To remove element at end, simply perform a removeLast() operation.

public class LinkedList {

    public Node remove(int index) {
        if (index < 0 || index >= length) return null;
        if (index == 0) {
            return removeFirst();
        } else if (index == length - 1) {
            return removeLast();
        }
    }
}

Case: Index is between zero and length of linked list

Consider following list.

Say you want to remove at index 3. All you need to is point node 2 to node 4 and node 3 to null. To do this you need to find the node before desired node (removing node).
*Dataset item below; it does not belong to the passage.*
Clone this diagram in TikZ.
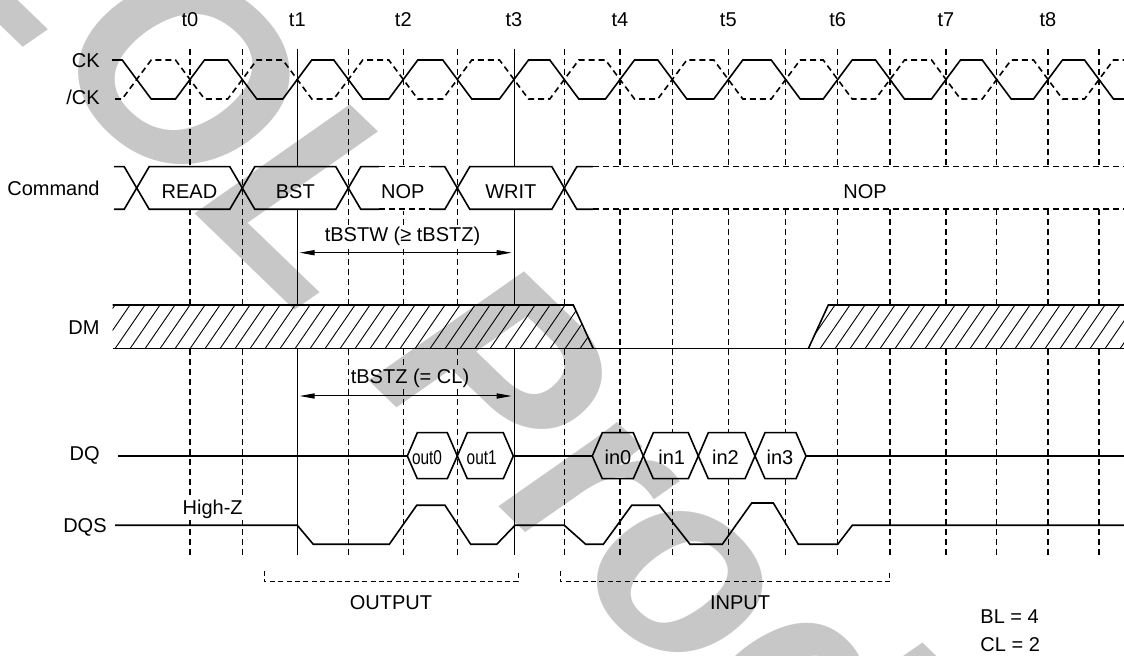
\documentclass[tikz,border=0pt]{standalone}
\usepackage{fontspec}
\setmainfont{Liberation Sans}
\usetikzlibrary{arrows.meta}
\tikzstyle{signal}=[line width=0.8pt, line join=miter]
\tikzstyle{dont care}=[signal, dash pattern=on 3pt off 2pt]
\tikzstyle{grid line}=[line width=0.55pt, dash pattern=on 3pt off 2pt]
\tikzstyle{time line}=[line width=0.45pt]
\tikzstyle{hatch}=[line width=0.45pt]
\tikzstyle{bracket}=[line width=0.5pt, dash pattern=on 2.5pt off 1.7pt]
\tikzstyle{gap}=[{Triangle[length=7.5pt, width=2.6pt]}-{Triangle[length=7.5pt, width=2.6pt]}, line width=0.5pt, shorten <=1.2pt, shorten >=1.2pt]
\tikzstyle{txt}=[font=\fontsize{10}{12}\selectfont, inner sep=0]
\tikzstyle{row label}=[txt, anchor=base east]
\tikzstyle{watermark}=[text=black!22, inner sep=0, font=\fontsize{135.5}{135.5}\selectfont\bfseries\itshape]

\begin{document}
\begin{tikzpicture}[x=0.5pt, y=-0.5pt]
  \useasboundingbox (0,0) rectangle (1124,656);

  \foreach \x/\t in {190/0, 297.3/1, 403.3/2, 514/3, 620/4, 728.3/5, 837.7/6, 946/7, 1048/8}
    \node[txt, anchor=base] (t\t) at (\x,27) {t\t};

  \foreach \x in {190,242.3,348.3,403.3,457.3,564.3,620,672.3,728.3,785.7,837.7,890,946,996.7,1048,1099}
    \draw[grid line] (\x,49) -- (\x,555);
  \coordinate (t1 top) at (297.3,49);
  \coordinate (t1 bottom) at (297.3,555);
  \coordinate (t3 top) at (514,49);
  \coordinate (t3 bottom) at (514,555);
  \draw[time line] (t1 top) -- (t1 bottom);
  \draw[time line] (t3 top) -- (t3 bottom);

  \node[row label] (ck) at (100,68) {CK};
  \node[row label] (ckbar) at (100,105) {/CK};
  \draw[signal] (112,60)
    \foreach \x [count=\i] in {136.7,190,242.3,297.3,348.3,403.3,457.3,514,564.3,620,672.3,728.3,785.7,837.7,890,946,996.7,1048,1099}
      { -- ({\x-14.5},{79.5+19.5*cos(180*\i)}) -- ({\x+14.5},{79.5-19.5*cos(180*\i)}) }
    -- (1124,99);
  \draw[dont care] (115,99)
    \foreach \x [count=\i] in {136.7,190,242.3,297.3,348.3,403.3,457.3,514,564.3,620,672.3,728.3,785.7,837.7,890,946,996.7,1048,1099}
      { -- ({\x-14.5},{79.5-19.5*cos(180*\i)}) -- ({\x+14.5},{79.5+19.5*cos(180*\i)}) }
    -- (1124,60);

  \node[row label] (cmd) at (100,196) {Command};
  \draw[signal] (114,166.7) -- (124.2,166.7) -- (136.7,188) -- (124.2,209.3) -- (114,209.3);
  \foreach \a/\b/\name/\txt in {136.7/242.3/read/READ, 242.3/348.3/bst/BST, 348.3/457.3/nop/NOP, 457.3/564.3/writ/WRIT} {
    \draw[signal, fill=white] (\a,188) -- ({\a+12.5},166.7) -- ({\b-12.5},166.7) -- (\b,188)
      -- ({\b-12.5},209.3) -- ({\a+12.5},209.3) -- cycle;
    \node[txt, anchor=base] (\name) at ({(\a+\b)/2},198.3) {\txt};
  }
  \draw[white, line width=1.6pt] (379,166.7) -- (431,166.7) (379,209.3) -- (431,209.3);
  \draw[dont care] (379,166.7) -- (431,166.7) (379,209.3) -- (431,209.3);
  \fill[white] (564.3,188) -- (576.8,166.7) -- (1124,166.7) -- (1124,209.3) -- (576.8,209.3) -- cycle;
  \draw[signal] (593,166.7) -- (576.8,166.7) -- (564.3,188) -- (576.8,209.3) -- (593,209.3);
  \draw[dont care] (593,166.7) -- (1124,166.7) (593,209.3) -- (1124,209.3);
  \node[txt, anchor=base] (nop wait) at (865,198.3) {NOP};

  \coordinate (bstw left) at (297.3,252.7);
  \coordinate (bstw right) at (514,252.7);
  \draw[gap] (bstw left) -- (bstw right);
  \node[txt, anchor=base, fill=white, inner sep=1pt] (bstw) at (402.5,242) {tBSTW (≥ tBSTZ)};

  \node[row label] (dm) at (100,335) {DM};
  \fill[white] (112.7,305) -- (573.3,305) -- (593.3,348.7) -- (112.7,348.7) -- cycle;
  \fill[white] (808.3,348.7) -- (828.3,305) -- (1124,305) -- (1124,348.7) -- cycle;
  \begin{scope}
    \clip (112.7,305) -- (573.3,305) -- (593.3,348.7) -- (112.7,348.7) -- cycle
          (808.3,348.7) -- (828.3,305) -- (1124,305) -- (1124,348.7) -- cycle;
    \foreach \x in {85,100,...,1130}
      \draw[hatch] (\x,348.7) -- ++(30,-43.7);
  \end{scope}
  \draw[signal] (112.7,305) -- (573.3,305) -- (593.3,348.7);
  \draw[signal] (808.3,348.7) -- (828.3,305) -- (1124,305);
  \draw[signal] (112.7,348.7) -- (1124,348.7);

  \coordinate (bstz left) at (297.3,396);
  \coordinate (bstz right) at (514,396);
  \draw[gap] (bstz left) -- (bstz right);
  \node[txt, anchor=base, fill=white, inner sep=1pt] (bstz) at (410,383.3) {tBSTZ (= CL)};

  \node[row label] (dq) at (100,461) {DQ};
  \draw[signal] (118.3,456) -- (407.3,456) (513.3,456) -- (592.3,456) (806,456) -- (1124,456);
  \foreach \a/\b/\name/\tx/\txt in {407.3/457.3/out0/427/\scalebox{0.77}[1]{out0}, 457.3/513.3/out1/481.7/\scalebox{0.77}[1]{out1},
      592.3/643.3/in0/618/in0, 643.3/698.3/in1/671.7/in1, 698.3/755/in2/725.5/in2, 755/806/in3/780/in3} {
    \draw[signal, fill=white] (\a,456) -- ({\a+10},432.7) -- ({\b-10},432.7) -- (\b,456)
      -- ({\b-10},478.7) -- ({\a+10},478.7) -- cycle;
    \node[txt, anchor=base] (\name) at (\tx,464.5) {\txt};
  }

  \node[row label] (dqs) at (107,533) {DQS};
  \draw[signal] (115,525.3) -- (297.3,525.3) -- (313.3,544.3) -- (389.3,544.3) -- (416.7,505.3)
    -- (445,505.3) -- (470.7,544.3) -- (496.7,544.3) -- (515,525.3) -- (564.3,525.3)
    -- (585.7,544.3) -- (603.3,544.3) -- (631.7,505.3) -- (659.3,505.3) -- (690,544.3)
    -- (722.3,544.3) -- (751.7,503) -- (773.3,503) -- (798.3,544.3) -- (837.7,544.3)
    -- (852.3,525.3) -- (1124,525.3);
  \node[txt, anchor=base, fill=white, inner sep=1pt] (highz) at (212.7,514.3) {High-Z};

  \draw[bracket] (264,571) -- (264,582) -- (518,582) -- (518,571);
  \draw[bracket] (560,571) -- (560,582) -- (889.3,582) -- (889.3,571);
  \node[txt, anchor=base] (output) at (391,610) {OUTPUT};
  \node[txt, anchor=base] (input) at (740,610) {INPUT};
  \node[txt, anchor=base west] (bl) at (980,623.3) {BL = 4};
  \node[txt, anchor=base west] (cl) at (980,652) {CL = 2};

  \begin{scope}[blend mode=multiply]
    \clip (0,0) rectangle (1124,656);
    \node[watermark, anchor=base west, rotate=-44] (eol) at (-90,-62) {EOL Product};
  \end{scope}
\end{tikzpicture}
\end{document}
Node pre = get(index - 1);

Now to get to desired node (say temp) you can simply traverse to pre’s next.

Node temp = pre.next;

pre’s next must point to temp’s next as you are removing temp node.

pre.next = temp.next;

All left to do is to set temp’s next to null.

temp.next = null;

Rearranging them

public class LinkedList {

    public Node remove(int index) {
        if (index < 0 || index >= length) return null;
        if (index == 0) {
            return removeFirst();
        } else if (index == length - 1) {
            return removeLast();
        } else {
            Node pre = get(index -1);
            Node temp = pre.next;

            pre.next = temp.next;
            temp.next = null;
            length--;
            return temp;
        }
    }
}

Testing

public class LinkedListTest {

    @Test
    void remove() {
        LinkedList linkedList = new LinkedList();
        linkedList.append(0);
        linkedList.append(1);
        linkedList.append(2);
        linkedList.append(3);
        linkedList.append(4);
        linkedList.append(5);
        linkedList.append(6);

        // when index is out of range
        assertNull(linkedList.remove(93));

        // when index is equal to zero
        assertEquals(0, linkedList.remove(0).getValue());
        assertEquals(List.of(1, 2, 3, 4, 5, 6), convertToArrayList(linkedList));

        // when index is equal to linked list length
        assertEquals(6, linkedList.remove(5).getValue());
        assertEquals(List.of(1, 2, 3, 4, 5), convertToArrayList(linkedList));

        // when index is in range
        assertEquals(4, linkedList.remove(3).getValue());
        assertEquals(List.of(1, 2, 3, 5), convertToArrayList(linkedList));
    }
}

Time Complexity

At worst case removing at desired index requires traversing through node’s next so, this operation has worst-case time complexity of O(n).